Voters in many school districts this spring will be asked to replenish trust funds than have been sapped of reserve dollars, driven in most cases by higher than anticipated special education costs this school year.
Those requests will appear as separate warrant articles at annual meetings.
The main drivers of most school budget increases are fixed personnel costs and special education services and transportation. Special education costs are increasing so significantly because there are more students who qualify and because the supply for services has not kept up with the rising demand.
Zack Sheehan, the executive director of the advocacy organization NH School Funding Fairness Project, predicted that students with special education needs will increasingly become the targets of residents’ frustration.
“We will see more blatant attacks on students with disabilities receiving special education services and the schools administering them,” he said.
School budgets continue to rise even as enrollment in public schools continues to drop.
The debates about the role of charter schools and education freedom accounts in declining public school enrollment will likely continue to play into that dynamic, too.

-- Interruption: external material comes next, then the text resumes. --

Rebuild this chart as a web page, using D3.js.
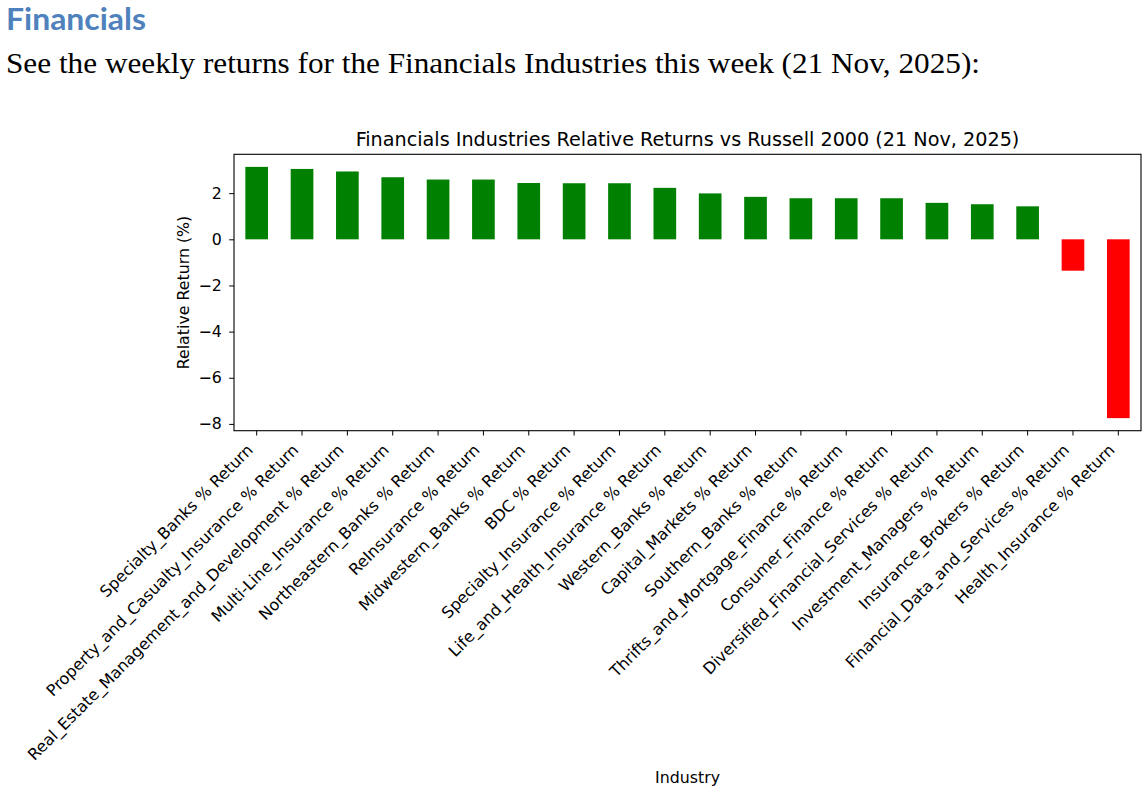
<!DOCTYPE html>
<html><head><meta charset="utf-8">
<script src="https://cdn.jsdelivr.net/npm/d3@7"></script>
<style>body{margin:0;background:#fff} svg{display:block}</style>
</head><body>
<svg id="c" width="1148" height="800"></svg>
<script>
const heading = "Financials";
const subtitle = "See the weekly returns for the Financials Industries this week (21 Nov, 2025):";
const chartTitle = "Financials Industries Relative Returns vs Russell 2000 (21 Nov, 2025)";
const xTitle = "Industry";
const yTitle = "Relative Return (%)";
const industries = [
  "Specialty_Banks % Return",
  "Property_and_Casualty_Insurance % Return",
  "Real_Estate_Management_and_Development % Return",
  "Multi-Line_Insurance % Return",
  "Northeastern_Banks % Return",
  "ReInsurance % Return",
  "Midwestern_Banks % Return",
  "BDC % Return",
  "Specialty_Insurance % Return",
  "Life_and_Health_Insurance % Return",
  "Western_Banks % Return",
  "Capital_Markets % Return",
  "Southern_Banks % Return",
  "Thrifts_and_Mortgage_Finance % Return",
  "Consumer_Finance % Return",
  "Diversified_Financial_Services % Return",
  "Investment_Managers % Return",
  "Insurance_Brokers % Return",
  "Financial_Data_and_Services % Return",
  "Health_Insurance % Return"
];
const returns = [3.14, 3.05, 2.94, 2.69, 2.59, 2.59, 2.44, 2.43, 2.43, 2.23, 1.99, 1.84, 1.78, 1.78, 1.78, 1.58, 1.52, 1.43, -1.36, -7.75];
const yTicks = [2, 0, -2, -4, -6, -8];

const svg = d3.select("#c");
const L = 234, R = 1141, T = 154.3, B = 430.7;
const tickLen = 4.8, fs = 15.8, xfs = 16;

// page header
svg.append("text").attr("x", 6).attr("y", 29.5)
  .attr("font-family", "Lato, 'Open Sans', sans-serif").attr("font-weight", 700)
  .attr("font-size", 29.5).attr("fill", "#4f81bd")
  .attr("textLength", 140).attr("lengthAdjust", "spacingAndGlyphs")
  .text(heading);
svg.append("text").attr("x", 6).attr("y", 73)
  .attr("font-family", "'Liberation Serif', 'DejaVu Serif', serif")
  .attr("font-size", 29).attr("fill", "#000")
  .attr("textLength", 974).attr("lengthAdjust", "spacingAndGlyphs")
  .text(subtitle);

const lo = d3.min(returns), hi = d3.max(returns), pad = (hi - lo) * 0.05;
const x = d3.scaleBand().domain(industries).range([L, R]).paddingInner(0.5).paddingOuter(0.25);
const y = d3.scaleLinear().domain([lo - pad, hi + pad]).range([B, T]);

const font = "'DejaVu Sans', sans-serif";

// bars
svg.append("g").selectAll("rect").data(industries).join("rect")
  .attr("x", d => x(d))
  .attr("width", x.bandwidth())
  .attr("y", (d, i) => y(Math.max(0, returns[i])))
  .attr("height", (d, i) => Math.abs(y(returns[i]) - y(0)))
  .attr("fill", (d, i) => returns[i] >= 0 ? "green" : "red");

// y axis
const yAxis = svg.append("g").attr("transform", `translate(${L},0)`)
  .call(d3.axisLeft(y).tickValues(yTicks).tickSize(tickLen).tickPadding(7.5).tickFormat(d3.format("d")));
yAxis.select(".domain").remove();
yAxis.selectAll("line").attr("stroke", "#000").attr("stroke-width", 1);
yAxis.selectAll("text").attr("font-family", font).attr("font-size", fs).attr("fill", "#000");

// x axis
const xAxis = svg.append("g").attr("transform", `translate(0,${B})`)
  .call(d3.axisBottom(x).tickSize(tickLen).tickSizeOuter(0));
xAxis.select(".domain").remove();
xAxis.selectAll("line").attr("stroke", "#000").attr("stroke-width", 1);
xAxis.selectAll("text")
  .attr("font-family", font).attr("font-size", xfs).attr("fill", "#000")
  .attr("text-anchor", "end")
  .attr("dy", null)
  .attr("y", null)
  .attr("transform", `translate(-2.7, ${tickLen + 5 + 10.5}) rotate(-45)`);

// frame
svg.append("rect").attr("x", L).attr("y", T).attr("width", R - L).attr("height", B - T)
  .attr("fill", "none").attr("stroke", "#000").attr("stroke-width", 1.1);

// titles
svg.append("text").attr("x", (L + R) / 2).attr("y", 145.5).attr("text-anchor", "middle")
  .attr("font-family", font).attr("font-size", 19.2).attr("fill", "#000").text(chartTitle);
svg.append("text").attr("x", (L + R) / 2).attr("y", 783).attr("text-anchor", "middle")
  .attr("font-family", font).attr("font-size", fs).attr("fill", "#000").text(xTitle);
svg.append("text").attr("transform", `translate(188.5,${(T + B) / 2}) rotate(-90)`).attr("text-anchor", "middle")
  .attr("font-family", font).attr("font-size", fs).attr("fill", "#000").text(yTitle);
</script>
</body></html>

With expanding Republican control of the House and Senate, it is a very real possibility that lawmakers will open up the state’s four-year-old school voucher program to all students, eliminating the income eligibility threshold currently in place.
A universal voucher program would add another layer to the school funding landscape because public schools would lose out on adequacy payments from students who depart.
Regardless of what happens on that front, from court fights to town fights, the school funding battleground will be an active one in 2025.